Beatboxer Doug E. Fresh releases The Show with Slick Rick and the Get Fresh Crew.

An aspiring rapper named Kris Parker, later to be known as KRS-One, forms Boogie Down Productions with social worker and DJ Scott Sterling, a.k.a. Scott La Rock.


Run-D.M.C.’s hip-hop rendition of the Aerosmith classic “Walk This Way” cements hip-hop’s reach into mainstream media and MTV. Nominated for Best R&B Vocal Performance, Run-D.M.C. becomes the first rap group to be tapped for a Grammy.

Eric B. and Rakim release Eric B. is President. Rakim’s skillful wordplay and articulate rhymes usher in a new era for hip-hop.


Long Island group Public Enemy releases its debut album, Yo! Bum Rush the Show. DJ Cameron Paul’s remix of Salt-N-Pepa’s “Push It” reaches 19 on the pop charts and receives a Grammy nomination.

Hip-hop receives national attention when violence ensues following a Run-D.M.C. concert in L.A. The group is forced to defend itself at a public press conference as conservative pundits and politicians accuse hip-hop of being morally corrupt.


Yo! MTV Raps goes on the air, further ushering hip-hop to a national television audience.

L.A. group N.W.A. releases its first album, Straight Outta Compton. Telling stories about life on the mean streets of South Central, it popularizes West Coast gangsta rap. The controversial track “Fuck tha Police” earns the group an F.B.I. warning.

MC Lyte releases her debut, Lyte as a Rock. She is one of the first female rappers to sign with a major record label.

DJ Scott La Rock of Boogie Down Productions is shot and killed. His partner KRS-One vows to continue creating more socially conscious music.

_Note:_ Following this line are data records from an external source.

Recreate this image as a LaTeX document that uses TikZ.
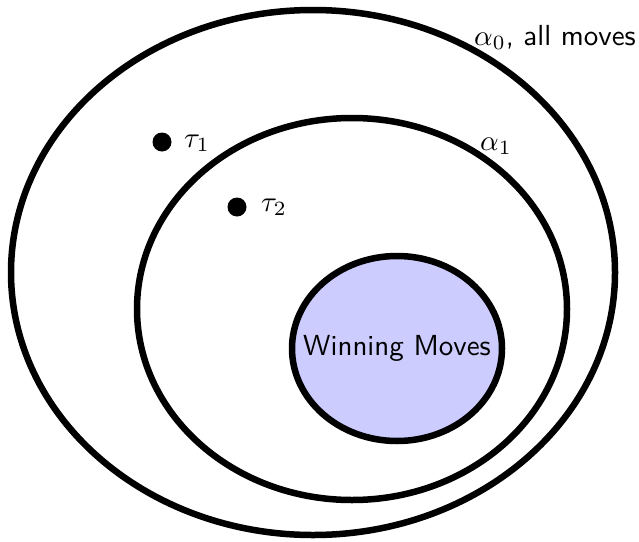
\documentclass[tikz,border=0pt]{standalone}
\usepackage{graphicx}
\usetikzlibrary{shapes.geometric}
\definecolor{winfill}{RGB}{204,204,255}
\newcommand{\bigtxt}[1]{\scalebox{2.9}{\sffamily #1}}
\begin{document}
\begin{tikzpicture}[x=1pt,y=-1pt,
  setell/.style={ellipse, draw=black, line width=6.5pt, inner sep=0pt},
  dotnode/.style={circle, fill=black, inner sep=0pt, minimum size=19pt},
  lbl/.style={anchor=base west, inner sep=0pt}]
\useasboundingbox (0,0) rectangle (639,541);
\node[setell, minimum width=604pt, minimum height=525pt] (outer) at (313,272.5) {};
\node[setell, minimum width=430pt, minimum height=382pt] (inner) at (352,309) {};
\node[setell, fill=winfill, minimum width=210pt, minimum height=185pt] (win) at (397,348.5) {};
\node[inner sep=0pt] (wintext) at (win.center) {\bigtxt{Winning Moves}};
\node[dotnode] (t1) at (162,142) {};
\node[dotnode] (t2) at (237,207) {};
\node[lbl] (t1l) at (184,147) {\bigtxt{$\tau_1$}};
\node[lbl] (t2l) at (261,211) {\bigtxt{$\tau_2$}};
\node[lbl] (a1l) at (480,150) {\bigtxt{$\alpha_1$}};
\node[lbl] (a0l) at (474,45) {\bigtxt{$\alpha_0$, all moves}};
\end{tikzpicture}
\end{document}
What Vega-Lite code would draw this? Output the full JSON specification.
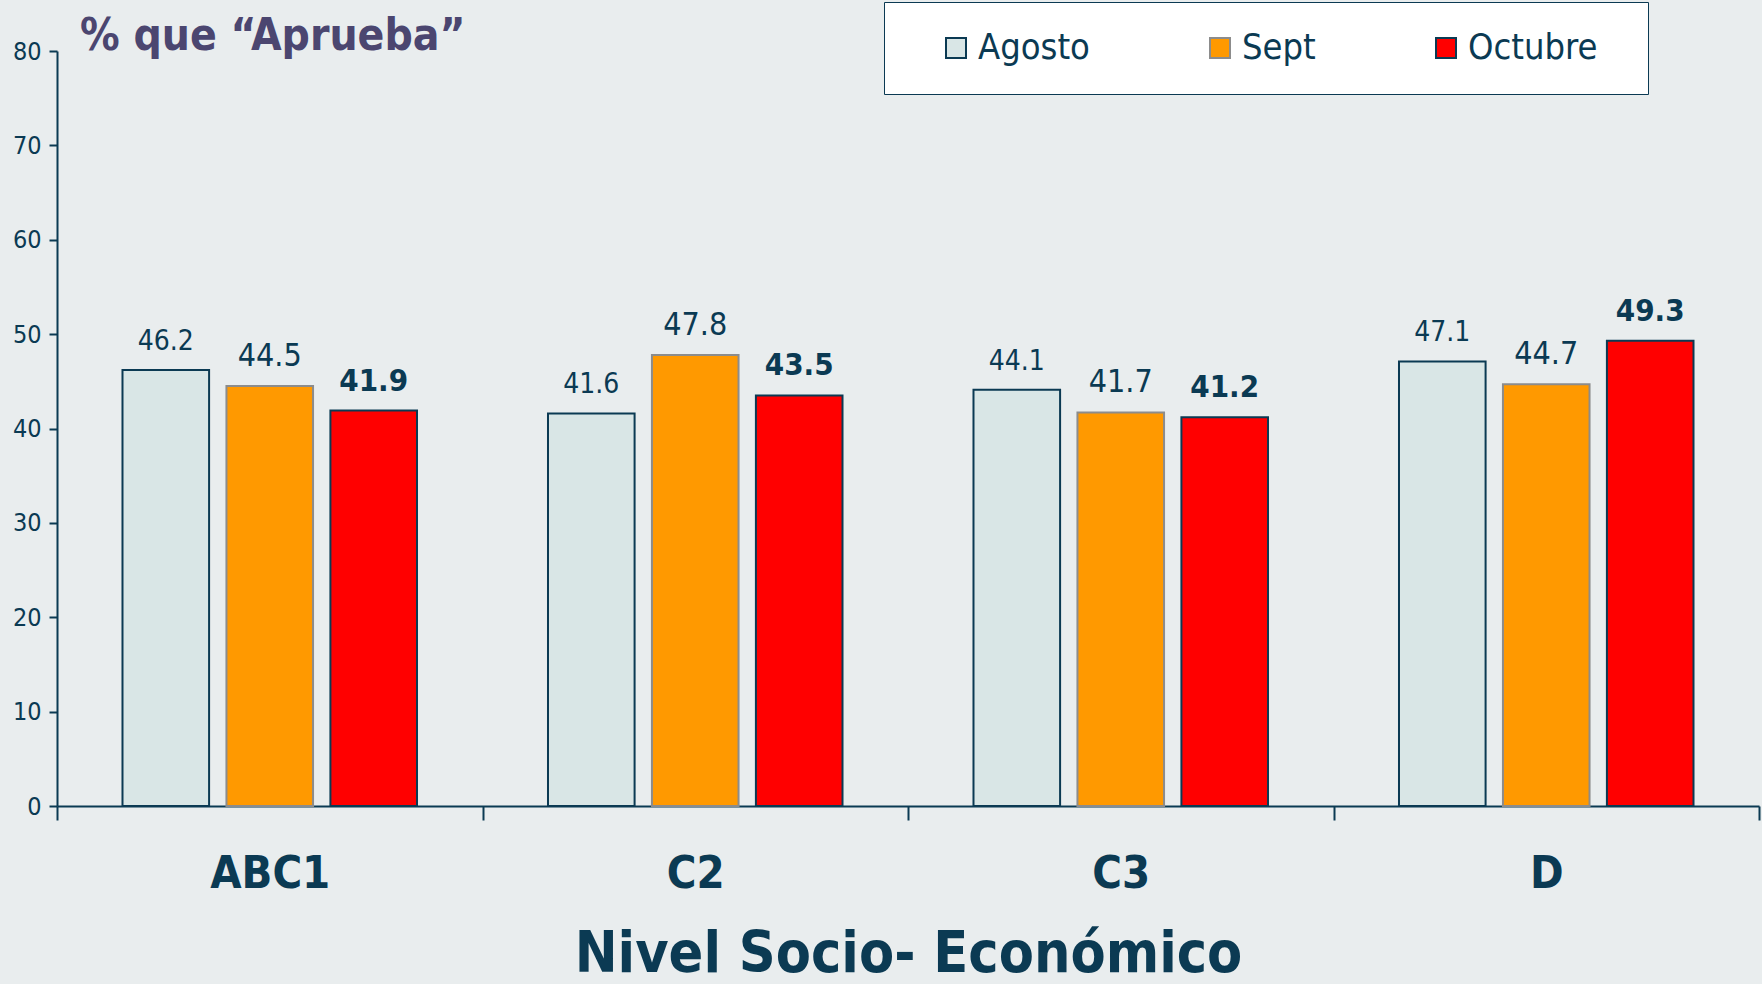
{
  "$schema": "https://vega.github.io/schema/vega-lite/v6.json",
  "width": 1702,
  "height": 755,
  "autosize": {"type": "none"},
  "padding": {"left": 57, "top": 51, "right": 3, "bottom": 178},
  "background": "#E9EDEE",
  "config": {"view": {"stroke": null}, "font": "DejaVu Sans Condensed"},
  "title": {"text": "% que “Aprueba”", "anchor": "start", "frame": "group", "dx": 23, "dy": 95, "fontSize": 44, "font": "DejaVu Sans Condensed", "fontWeight": "bold", "color": "#4B4670", "baseline": "alphabetic", "offset": 3},
  "data": {"values": [
    {"nse": "ABC1", "mes": "Agosto", "valor": 46.2},
    {"nse": "ABC1", "mes": "Sept", "valor": 44.5},
    {"nse": "ABC1", "mes": "Octubre", "valor": 41.9},
    {"nse": "C2", "mes": "Agosto", "valor": 41.6},
    {"nse": "C2", "mes": "Sept", "valor": 47.8},
    {"nse": "C2", "mes": "Octubre", "valor": 43.5},
    {"nse": "C3", "mes": "Agosto", "valor": 44.1},
    {"nse": "C3", "mes": "Sept", "valor": 41.7},
    {"nse": "C3", "mes": "Octubre", "valor": 41.2},
    {"nse": "D", "mes": "Agosto", "valor": 47.1},
    {"nse": "D", "mes": "Sept", "valor": 44.7},
    {"nse": "D", "mes": "Octubre", "valor": 49.3}
  ]},
  "encoding": {
    "x": {"field": "nse", "type": "nominal", "sort": ["ABC1", "C2", "C3", "D"],
      "scale": {"paddingInner": 0, "paddingOuter": 0},
      "axis": {"title": "Nivel Socio- Económico", "labelAngle": 0, "tickBand": "extent", "tickSize": 14, "tickWidth": 2, "tickColor": "#0B3A53", "domainColor": "#0B3A53", "domainWidth": 2, "labelFont": "DejaVu Sans Condensed", "labelFontWeight": "bold", "labelFontSize": 45, "labelColor": "#0B3A53", "labelPadding": 31, "titleFont": "DejaVu Sans Condensed", "titleFontSize": 57, "titleFontWeight": "bold", "titleColor": "#0B3A53", "titlePadding": 30}},
    "xOffset": {"field": "mes", "type": "nominal", "sort": ["Agosto", "Sept", "Octubre"], "scale": {"domain": ["Agosto", "Sept", "Octubre"], "paddingInner": 0.167, "paddingOuter": 0.63}},
    "y": {"field": "valor", "type": "quantitative", "scale": {"domain": [0, 80]},
      "axis": {"title": null, "values": [0, 10, 20, 30, 40, 50, 60, 70, 80], "grid": false, "tickSize": 8, "tickWidth": 2, "tickColor": "#0B3A53", "domainColor": "#0B3A53", "domainWidth": 2, "labelFontSize": 25, "labelColor": "#0B3A53", "labelPadding": 8}}
  },
  "layer": [
    {"mark": {"type": "bar", "strokeWidth": 2},
     "encoding": {
       "color": {"field": "mes", "type": "nominal", "scale": {"domain": ["Agosto", "Sept", "Octubre"], "range": ["#D9E6E6", "#FF9900", "#FF0000"]},
         "legend": {"orient": "none", "legendX": 827, "legendY": -49, "direction": "horizontal", "title": " ", "titleOrient": "right", "titleFontSize": 1, "titlePadding": 22, "fillColor": "white", "strokeColor": "#0B3A53", "padding": 28, "symbolOffset": 26, "symbolType": "square", "symbolSize": 400, "symbolStrokeWidth": 2, "labelFontSize": 36, "labelColor": "#0B3A53", "labelOffset": 4, "columnPadding": 86}},
       "stroke": {"field": "mes", "type": "nominal", "scale": {"domain": ["Agosto", "Sept", "Octubre"], "range": ["#0B3A53", "#8C8C8C", "#0B3A53"]}}
     }},
    {"transform": [{"filter": "datum.mes == 'Agosto'"}],
     "mark": {"type": "text", "fontSize": 28, "dy": -20, "baseline": "alphabetic", "color": "#0B3A53"},
     "encoding": {"text": {"field": "valor", "type": "quantitative", "format": ".1f"}}},
    {"transform": [{"filter": "datum.mes == 'Sept'"}],
     "mark": {"type": "text", "fontSize": 32, "dy": -20, "baseline": "alphabetic", "color": "#0B3A53"},
     "encoding": {"text": {"field": "valor", "type": "quantitative", "format": ".1f"}}},
    {"transform": [{"filter": "datum.mes == 'Octubre'"}],
     "mark": {"type": "text", "fontSize": 31, "fontWeight": "bold", "dy": -20, "baseline": "alphabetic", "color": "#0B3A53"},
     "encoding": {"text": {"field": "valor", "type": "quantitative", "format": ".1f"}}}
  ]
}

Power, Ice-T’s second album, is the first rap record to be slapped with a Parental Advisory warning label.

Afrika Bambaataa forms the Native Tongues Posse, part of a new movement towards positive, Afrocentric lyrics and “alternative” rap. Artists include Queen Latifah, a young New Jersey MC and the Jungle Brothers.

Public Enemy’s second album, It Takes a Nation of Millions to Hold Us Back, is released to critical acclaim and consumer success.


Public Enemy releases its third album, Fear of a Black Planet. A media frenzy ensues over member Professor Griff’s anti-Semitic remarks, thrusting hip-hop into the political spotlight.

Native Tongues Posse members A Tribe Called Quest and De La Soul release albums acclaimed for their intelligent lyrics.

Featuring the hit single “U Can’t Touch This,” MC Hammer’s Please Hammer, Don’t Hurt ‘Em is scorned by critics but sells more than ten million copies and becomes an MTV staple. Despite backlash among hip-hop purists, MC Hammer goes on to reap massive commercial success.

Rap receives its own Grammy category, but the presentation is not aired on television. Many popular artists, including award winners DJ Jazzy Jeff and the Fresh Prince, instead attend an MTV boycott of the Grammys party.

White rap trio the Beastie Boys release Paul’s Boutique, their long-awaited second album.

New York City’s Transit Authority retires all subway cars with graffiti.